Stand up. Stretch. Walk. Breathe. No screens if possible.
Minute 55–60: Close the loop. Write two short things:• What I completed• The very next step for tomorrow
This is crucial. It tells your brain the work is safe to let go of.
That’s the core routine. Now, two supporting habits quietly multiply their impact.
First: a daily attention reset. Once per day, do something with no input. No phone, no podcast, no music. A walk. A coffee. Sitting. Ten minutes is enough. This retrains your ability to stay with one experience.
Second: an evening mental shutdown. Before bed, write down what you’re carrying into tomorrow. This prevents nighttime rumination and improves focus the next day.
A word of honesty: If you miss a day, you do not “restart.” You return the next day at the same time. Identity beats streaks.
You are not trying to become someone who focuses perfectly. You are becoming someone who returns to focus consistently.
A Focus Rescue Plan is not about peak performance. It’s about preventing the day from collapsing into distraction, self-criticism, and avoidance. On noisy days, success is regaining enough clarity to move one thing forward.
Here is a simple, humane rescue protocol you can run in 20–40 minutes.
First, recognise the signal. A rescue day is triggered when you notice one or more of these:
• You’re jumping between tasks
• You feel mentally busy but unproductive
• You’re rereading the same thing
• You feel mildly anxious, flat, or irritated
The mistake most people make is pushing harder. Don’t.
Step 1: Change state before changing task (5–10 minutes). You cannot think your way out of mental noise; you have to shift your physiology first.
Do one of the following:
• A brisk 5–10 minute walk
• Light movement or stretching
• Cold water on your face
• Slow breathing (in 4, out 6) for 2 minutes
No phone. No input. This lowers cognitive arousal, so focus has a chance.
Step 2: Externalise the chaos (5 minutes)
Get paper.
Write the heading: “What’s crowding my head right now?”
Write everything. Work worries, personal stuff, half-formed ideas, frustrations. Don’t tidy it. Don’t solve it. Just get it out.
Then draw a line under it.
Below the line, write:
“The one useful thing I can move forward today is…”
Not the most important thing. The most useful thing.
Step 3: Shrink the task aggressively (2 minutes). This is where most rescue plans fail. The task is still too big.
Ask:
• What is the first visible action?
• What can I complete in 10–20 minutes?
Examples:
Not “work on strategy
”But “write the opening paragraph
”Not “sort finances
”But open the spreadsheet and label columns.”
If it feels slightly too easy, you’ve done it right.
Step 4: Timed containment focus (10–20 minutes)
Set a timer. One task. One window.
Rules:
• Stop when the timer ends
• No multitasking
• If stuck, write notes instead of thinking
You are not aiming for flow. You are aiming for containment. This restores trust between you and your mind.
Step 5: Close with relief, not evaluation (3 minutes)
Do not ask, “Was that good enough?”
Instead, write:• What I moved forward• The next tiny step
Then deliberately stop.
This teaches your nervous system that effort leads to closure, not pressure.

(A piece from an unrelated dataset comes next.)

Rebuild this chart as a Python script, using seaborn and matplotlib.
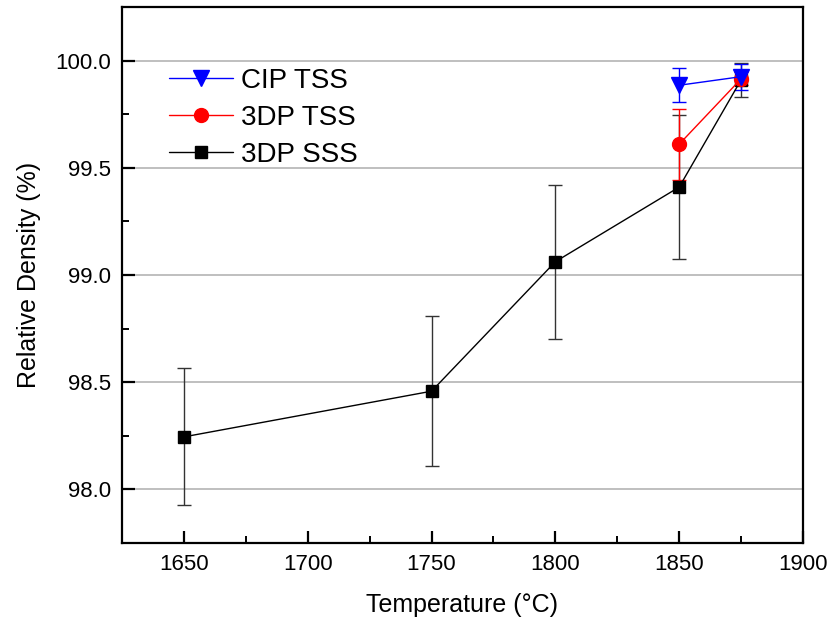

Now, two rescue principles to internalise.
First: noisy days are not failures.
They’re information. Usually about overload, emotion, or fatigue. Treat them as lower-gear days, not broken ones.

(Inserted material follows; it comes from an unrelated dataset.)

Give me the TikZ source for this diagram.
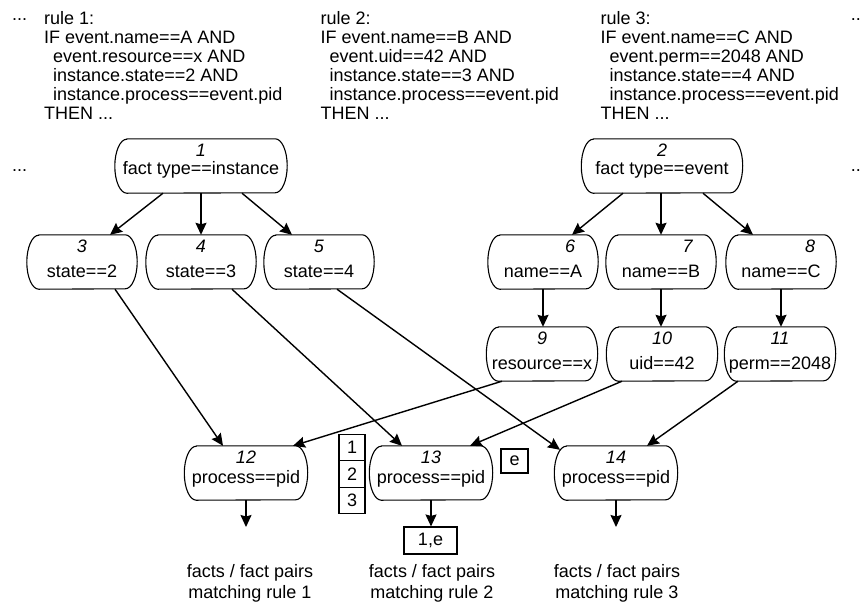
\documentclass[tikz,border=0pt]{standalone}
\usepackage{fontspec}
\setmainfont{Liberation Sans}
\usetikzlibrary{arrows.meta,calc}
\tikzset{
  txt/.style={inner sep=0pt, font=\fontsize{18}{19}\selectfont},
  rulebox/.style={txt, anchor=north west, align=left},
  rr/.style={inner sep=0pt, minimum height=54pt},
  outl/.style={draw, line width=1.1pt},
  sq/.style={draw, line width=1.1pt, inner sep=0pt, font=\fontsize{18}{19}\selectfont},
  arr/.style={line width=1.4pt, -{Stealth[length=12pt,width=11pt,inset=1.5pt]}},
}
% name, x, y, width, number, number dx, text, text baseline dy
\newcommand\mkbox[8]{%
  \node[rr, minimum width=#4] (#1) at (#2,#3) {};
  \draw[outl] ($(#1.north west)+(12pt,0)$) -- ($(#1.north east)+(-12pt,0)$)
     arc[start angle=90, end angle=-90, x radius=12pt, y radius=27pt]
     -- ($(#1.south west)+(12pt,0)$)
     arc[start angle=270, end angle=90, x radius=12pt, y radius=27pt] -- cycle;
  \node[txt, anchor=base] (#1n) at ($(#1.center)+(#6,-9.5)$) {\textit{#5}};
  \node[txt, anchor=base] (#1t) at ($(#1.center)+(0,#8)$) {#7};
}
\begin{document}
\begin{tikzpicture}[x=1pt,y=-1pt]
\useasboundingbox (0,0) rectangle (861,605);
% rule texts
\node[txt, anchor=base west] (d1) at (12,20) {...};
\node[txt, anchor=base west] (d2) at (12,171) {...};
\node[txt, anchor=base east] (d3) at (861,20) {..};
\node[txt, anchor=base east] (d4) at (861,171) {..};
\node[rulebox] (r1) at (44,11.5) {rule 1:\\IF event.name==A AND\\\hspace*{9pt}event.resource==x AND\\\hspace*{9pt}instance.state==2 AND\\\hspace*{9pt}instance.process==event.pid\\THEN ...};
\node[rulebox] (r2) at (320.5,11.5) {rule 2:\\IF event.name==B AND\\\hspace*{9pt}event.uid==42 AND\\\hspace*{9pt}instance.state==3 AND\\\hspace*{9pt}instance.process==event.pid\\THEN ...};
\node[rulebox] (r3) at (600.5,11.5) {rule 3:\\IF event.name==C AND\\\hspace*{9pt}event.perm==2048 AND\\\hspace*{9pt}instance.state==4 AND\\\hspace*{9pt}instance.process==event.pid\\THEN ...};
% nodes
\mkbox{n1}{201}{166}{172pt}{1}{0}{fact type==instance}{8.5}
\mkbox{n2}{662}{166}{161pt}{2}{0}{fact type==event}{8.5}
\mkbox{n3}{82}{262}{110pt}{3}{0}{state==2}{15.5}
\mkbox{n4}{201}{262}{110pt}{4}{0}{state==3}{15.5}
\mkbox{n5}{319}{262}{110pt}{5}{0}{state==4}{15.5}
\mkbox{n6}{543}{262}{110pt}{6}{27}{name==A}{15.5}
\mkbox{n7}{661}{262}{110pt}{7}{27}{name==B}{15.5}
\mkbox{n8}{781}{262}{110pt}{8}{29}{name==C}{15.5}
\mkbox{n9}{542}{354}{111pt}{9}{0}{resource==x}{15.5}
\mkbox{n10}{662}{354}{111pt}{10}{0}{uid==42}{15.5}
\mkbox{n11}{780}{354}{111pt}{11}{0}{perm==2048}{15.5}
\mkbox{n12}{246}{473}{123pt}{12}{0}{process==pid}{10.5}
\mkbox{n13}{431}{473}{123pt}{13}{0}{process==pid}{10.5}
\mkbox{n14}{616}{473}{123pt}{14}{0}{process==pid}{10.5}
% small boxes
\node[sq, minimum width=26pt, minimum height=26.5pt] (b1) at (352,447.5) {1};
\node[sq, minimum width=26pt, minimum height=26.5pt] (b2) at (352,474) {2};
\node[sq, minimum width=26pt, minimum height=26.5pt] (b3) at (352,500.5) {3};
\node[sq, minimum width=27pt, minimum height=24pt] (be) at (514.5,461) {e};
\node[sq, minimum width=53pt, minimum height=27pt] (b1e) at (430.5,540.5) {1,e};
% bottom texts
\node[txt, align=center, font=\fontsize{18}{21}\selectfont] (t1) at (250,583) {facts / fact pairs\\matching rule 1};
\node[txt, align=center, font=\fontsize{18}{21}\selectfont] (t2) at (432,583) {facts / fact pairs\\matching rule 2};
\node[txt, align=center, font=\fontsize{18}{21}\selectfont] (t3) at (617,583) {facts / fact pairs\\matching rule 3};
\coordinate (o12) at (246,527);
\coordinate (o14) at (616,527);
% edges
\draw[arr] ($(n1.south)+(-38,0)$) -- ($(n3.north)+(28,0)$);
\draw[arr] (n4.north |- n1.south) -- (n4.north);
\draw[arr] ($(n1.south)+(41,0)$) -- ($(n5.north)+(-27,0)$);
\draw[arr] ($(n2.south)+(-39,0)$) -- ($(n6.north)+(29,0)$);
\draw[arr] (n7.north |- n2.south) -- (n7.north);
\draw[arr] ($(n2.south)+(41,0)$) -- ($(n8.north)+(-28,0)$);
\draw[arr] (n6.south) -- (n9.north -| n6.south);
\draw[arr] (n7.south) -- (n10.north -| n7.south);
\draw[arr] (n8.south) -- (n11.north -| n8.south);
\draw[arr] ($(n3.south)+(33,0)$) -- ($(n12.north)+(-23,0)$);
\draw[arr] ($(n4.south)+(31,0)$) -- ($(n13.north)+(-29,0)$);
\draw[arr] ($(n5.south)+(18,0)$) -- ($(n14.north)+(-56,4)$);
\draw[arr] ($(n9.south)+(-40,0)$) -- ($(n12.north)+(47,0)$);
\draw[arr] ($(n10.south)+(-40,0)$) -- ($(n13.north)+(39,0)$);
\draw[arr] ($(n11.south)+(-42,0)$) -- ($(n14.north)+(31,0)$);
\draw[arr] (n12.south) -- (o12);
\draw[arr] (n13.south) -- (b1e.north -| n13.south);
\draw[arr] (n14.south) -- (o14);
\end{tikzpicture}
\end{document}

Second: momentum beats motivation.
On rescue days, one completed action often unlocks clarity later. You don’t need to solve the day. You just need to start the engine.
Why this matters for Self-Mastery
Self-mastery isn’t about being calm, focused, or disciplined all the time. It’s about how you respond when you’re not.
Noisy days are information. They’re signals of overload, emotion, uncertainty, or fatigue. Learning to meet those days with skill rather than force is a quiet but powerful form of leadership.
This focus rescue plan is one of the practical tools I use myself, and one I share with founders and leaders who are carrying a lot mentally, emotionally, and strategically.
You don’t need to win the whole day.
You just need to regain enough clarity to take the next right step.
That’s how momentum returns. And that’s how self-mastery is built one honest day at a time.